I always assumed that once I left the world of childhood and entered adulthood that finally people would understand how to relate to one another. Relationships would be fulfilling, or if not, then at least civil. Understanding would be extended, intentions assumed to be good, and communication would be clear. I am realizing that what I saw as a flaw of childhood was actually a condition of humanity.
Perhaps it is the complex method through which communication happens. Getting one thought from one person to another involves on behalf of the speaker: assimilating information, condensing it, choosing language, using tone, and then on behalf of the listener: hearing and discerning, expanding that information, and disseminating throughout the brain to understand it.
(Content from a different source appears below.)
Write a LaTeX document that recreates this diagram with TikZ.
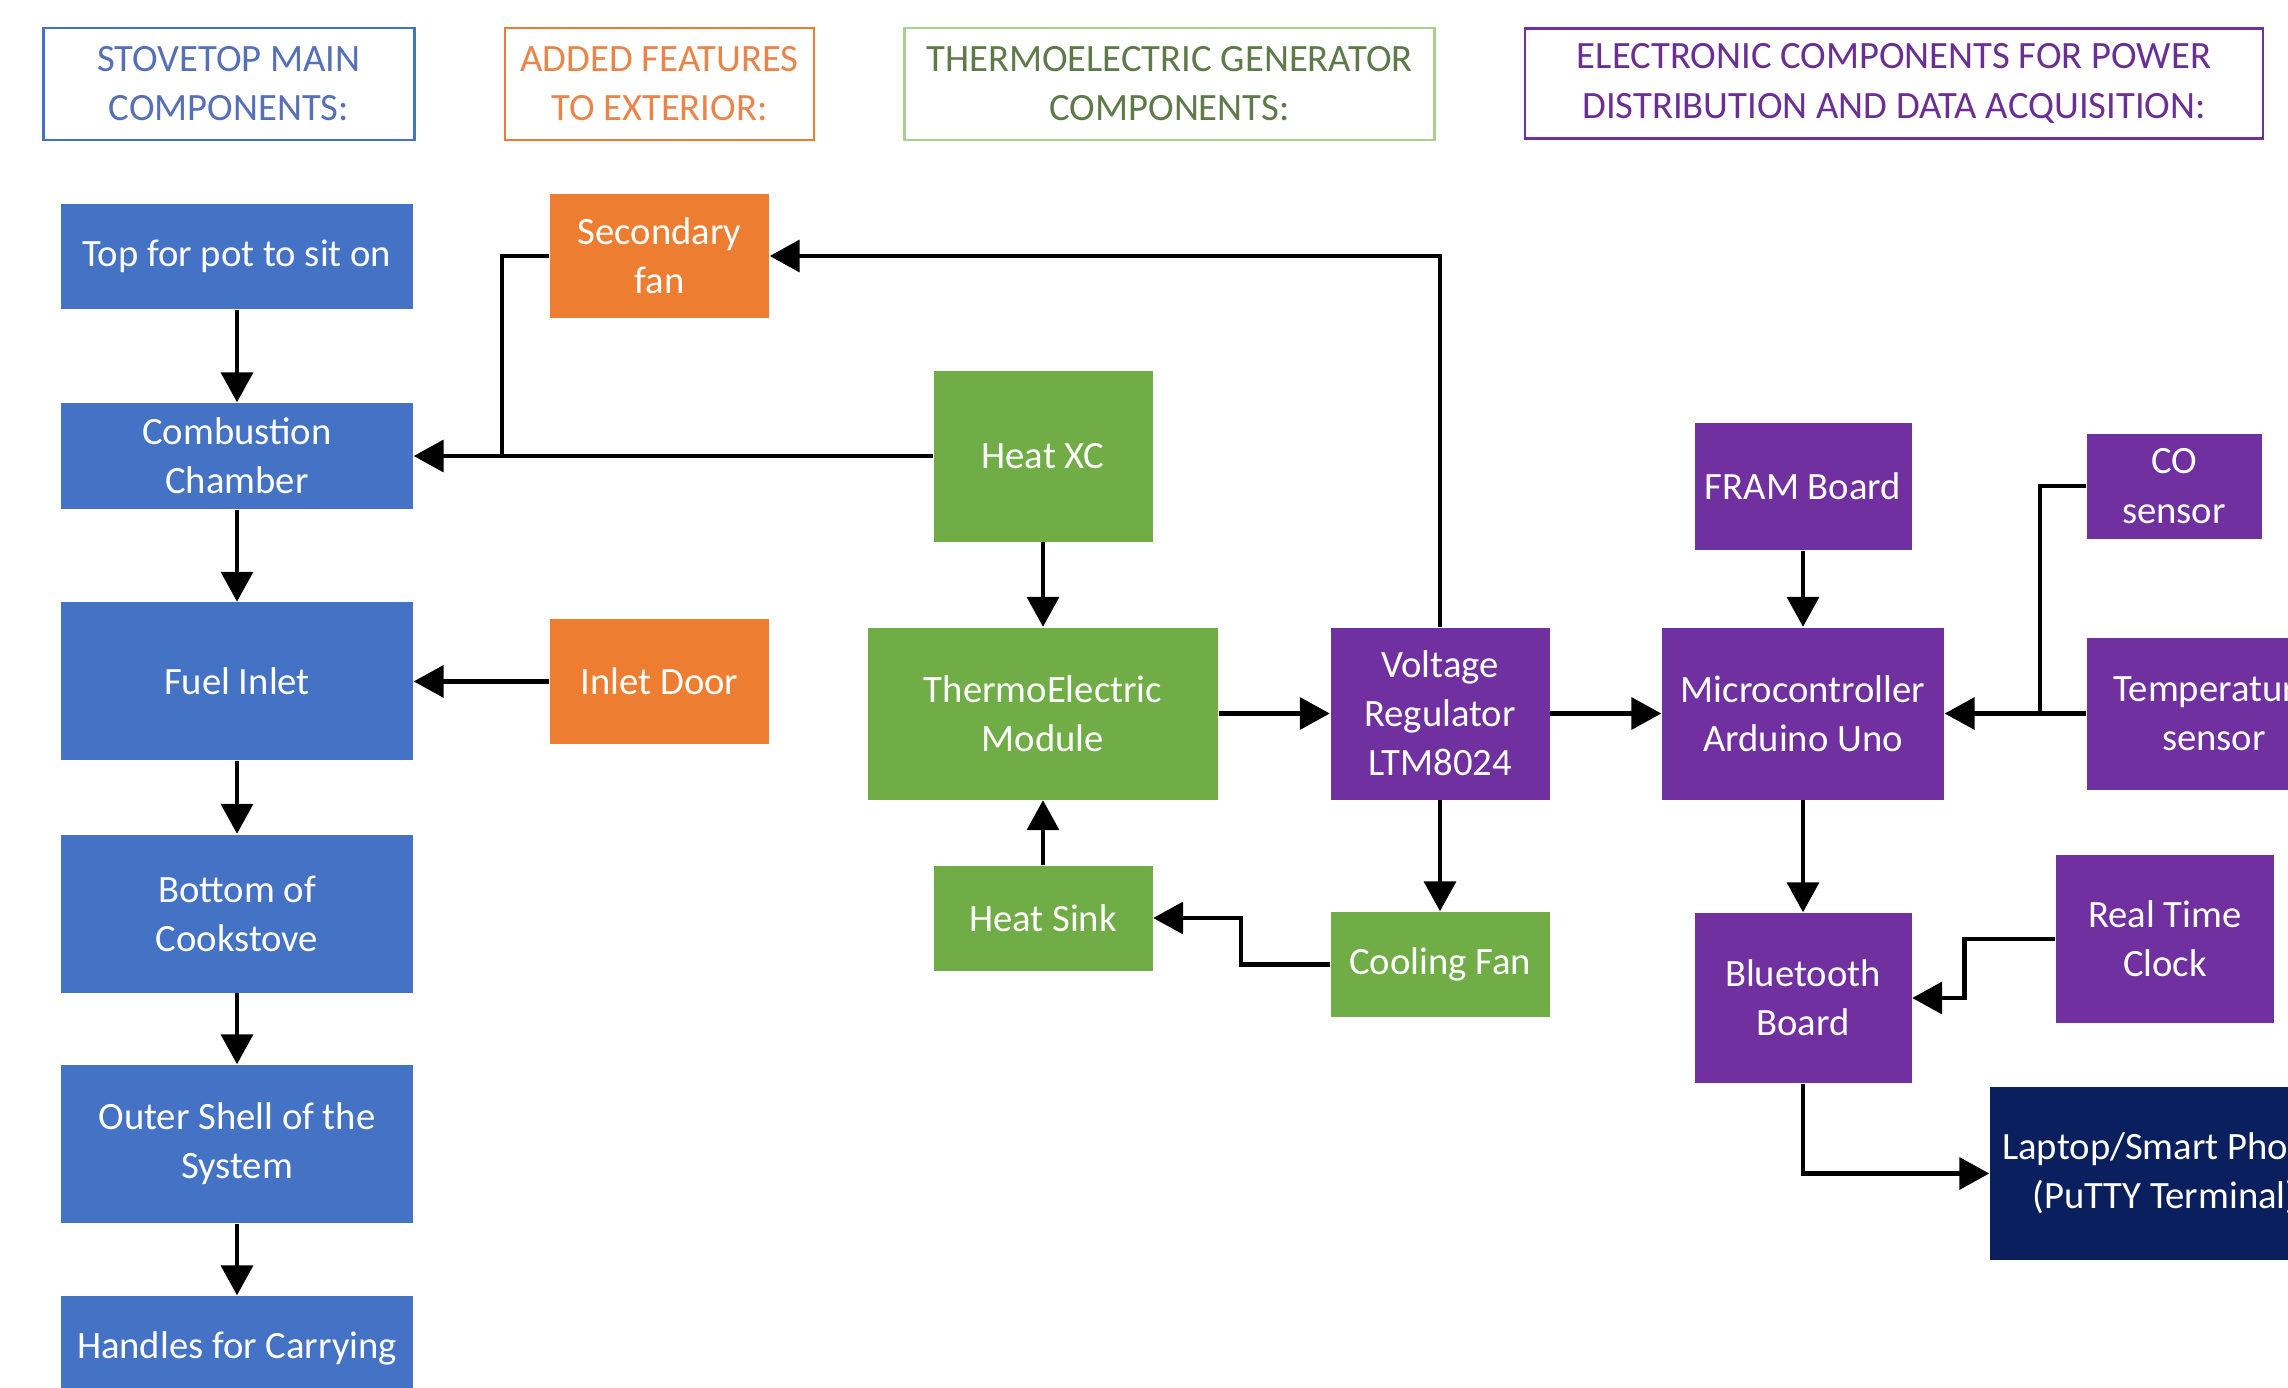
\documentclass[tikz,border=0pt]{standalone}
\usepackage{fontspec}
\setmainfont{Carlito}
\usetikzlibrary{arrows.meta}

\definecolor{stoveblue}{HTML}{4472C4}
\definecolor{stovetext}{HTML}{5570B8}
\definecolor{addorange}{HTML}{ED7D31}
\definecolor{addtext}{HTML}{E8854A}
\definecolor{tegreen}{HTML}{70AD47}
\definecolor{tegreenlight}{HTML}{A9D18E}
\definecolor{tetext}{HTML}{5E7A48}
\definecolor{elecpurple}{HTML}{7030A0}
\definecolor{electext}{HTML}{6A2E94}
\definecolor{laptopnavy}{HTML}{0A1F5E}

\begin{document}
\begin{tikzpicture}[
        box/.style={inner sep=0pt, align=center, text=white, font=\fontsize{11}{14}\selectfont},
        stovebox/.style={box, fill=stoveblue, minimum width=3.52cm},
        addbox/.style={box, fill=addorange, minimum width=2.19cm},
        tebox/.style={box, fill=tegreen},
        elecbox/.style={box, fill=elecpurple},
        headbox/.style={inner sep=0pt, align=center, fill=white, line width=0.6pt, minimum height=1.12cm, font=\fontsize{11}{14}\selectfont},
        arr/.style={line width=1.25pt, -{Triangle[width=9pt,length=8.5pt]}},
        joinline/.style={line width=1.25pt}
    ]
                \useasboundingbox (0,0) rectangle (22.88,-13.88);

                \node (stovehead) at (2.29,-0.84) [headbox, draw=stoveblue, text=stovetext, minimum width=3.71cm] {STOVETOP MAIN\\COMPONENTS:};
                \node (addhead) at (6.595,-0.84) [headbox, draw=addorange, text=addtext, minimum width=3.09cm] {ADDED FEATURES\\TO EXTERIOR:};
                \node (tehead) at (11.695,-0.84) [headbox, draw=tegreenlight, text=tetext, minimum width=5.30cm] {THERMOELECTRIC GENERATOR\\COMPONENTS:};
                \node (elechead) at (18.94,-0.835) [headbox, draw=elecpurple, text=electext, minimum width=7.38cm, minimum height=1.10cm] {ELECTRONIC COMPONENTS FOR POWER\\DISTRIBUTION AND DATA ACQUISITION:};

                \node (top) at (2.37,-2.568) [stovebox, minimum height=1.05cm] {Top for pot to sit on};
                \node (combustion) at (2.37,-4.56) [stovebox, minimum height=1.06cm] {Combustion\\Chamber};
                \node (fuelinlet) at (2.37,-6.814) [stovebox, minimum height=1.58cm] {Fuel Inlet};
                \node (bottom) at (2.37,-9.135) [stovebox, minimum height=1.58cm] {Bottom of\\Cookstove};
                \node (outershell) at (2.37,-11.44) [stovebox, minimum height=1.58cm] {Outer Shell of the\\System};
                \node (handles) at (2.37,-13.485) [stovebox, minimum height=1.05cm] {Handles for Carrying};

                \node (secfan) at (6.595,-2.56) [addbox, minimum height=1.24cm] {Secondary\\fan};
                \node (inletdoor) at (6.595,-6.814) [addbox, minimum height=1.25cm] {Inlet Door};

                \node (heatxc) at (10.43,-4.56) [tebox, minimum width=2.19cm, minimum height=1.71cm] {Heat XC};
                \node (temodule) at (10.43,-7.135) [tebox, minimum width=3.50cm, minimum height=1.72cm] {ThermoElectric\\Module};
                \node (heatsink) at (10.43,-9.18) [tebox, minimum width=2.19cm, minimum height=1.05cm] {Heat Sink};
                \node (coolfan) at (14.40,-9.645) [tebox, minimum width=2.19cm, minimum height=1.05cm] {Cooling Fan};

                \node (vreg) at (14.40,-7.135) [elecbox, minimum width=2.19cm, minimum height=1.72cm] {Voltage\\Regulator\\LTM8024};
                \node (fram) at (18.03,-4.866) [elecbox, minimum width=2.17cm, minimum height=1.27cm] {FRAM Board};
                \node (micro) at (18.03,-7.135) [elecbox, minimum width=2.82cm, minimum height=1.72cm] {Microcontroller\\Arduino Uno};
                \node (cosensor) at (21.74,-4.86) [elecbox, minimum width=1.75cm, minimum height=1.05cm] {CO\\sensor};
                \node (tempsensor) at (22.14,-7.14) [elecbox, minimum width=2.54cm, minimum height=1.52cm] {Temperature\\sensor};
                \node (rtc) at (21.65,-9.39) [elecbox, minimum width=2.18cm, minimum height=1.68cm] {Real Time\\Clock};
                \node (bluetooth) at (18.03,-9.98) [elecbox, minimum width=2.17cm, minimum height=1.70cm] {Bluetooth\\Board};
                \node (laptop) at (21.65,-11.735) [box, fill=laptopnavy, minimum width=3.50cm, minimum height=1.73cm] {Laptop/Smart Phone\\(PuTTY Terminal)};

                \coordinate (fanjoin) at (5.02,-4.56);
                \coordinate (cojoin) at (20.40,-7.135);

                \draw[arr] (top) -- (combustion);
                \draw[arr] (combustion) -- (fuelinlet);
                \draw[arr] (fuelinlet) -- (bottom);
                \draw[arr] (bottom) -- (outershell);
                \draw[arr] (outershell) -- (handles);

                \draw[arr] (heatxc) -- (combustion);
                \draw[joinline] (secfan.west) -| (fanjoin);
                \draw[arr] (inletdoor) -- (fuelinlet);
                \draw[arr] (vreg.north) |- (secfan.east);

                \draw[arr] (heatxc) -- (temodule);
                \draw[arr] (heatsink) -- (temodule);
                \draw[arr] (temodule) -- (vreg);
                \draw[arr] (vreg) -- (coolfan);
                \draw[arr] (coolfan.west) -- ++(-0.89,0) |- (heatsink.east);

                \draw[arr] (vreg) -- (micro);
                \draw[arr] (fram) -- (micro);
                \draw[arr] (tempsensor.west |- micro) -- (micro);
                \draw[joinline] (cosensor.west) -| (cojoin);
                \draw[arr] (micro) -- (bluetooth);
                \draw[arr] (rtc.west) -- ++(-0.91,0) |- (bluetooth.east);
                \draw[arr] (bluetooth.south) |- (laptop.west);
            \end{tikzpicture}
\end{document}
The pathway is long and complex and there is much room for error. I picture the warning sign that pops up on computers that simply says "error!" when you try to give a command that doesn't get through properly. If only we humans could just as easily discern an error and give the appropriate message, perhaps there would not be nearly the amount of conflict that exists.
But it goes beyond communication. As if that wasn't complicated enough, we all have such different personalities that I think sometimes we can't seem to find a common ground to stand on. Sadly, many people don't even want to try. I think of the number of times I've metaphorically scaled a mountain trying to understand someone else's point of view, and find myself blocked by a big "no entry" gate as the other person is unwilling to try and discuss the issue.
My own weakness lies in listening. To truly understand someone you have to truly listen. Too many times I find myself waiting for a pause in a sentence so I can jump in with my thought. Too often I find myself wishing they would see what I was saying, since I was obviously right. I trust my own mind a little too much, unwilling to admit I might be wrong, or at least that we both might be right in different ways.
I suppose if it was all worked out there would be no growth in relationships. Certainly when two people learn to have a meaningful discussion their relationship deepens another step or two. And there is no doubt that we as humans always need another good dose of humility, cultivating the ability to accept the ideas of others and our own fallibility.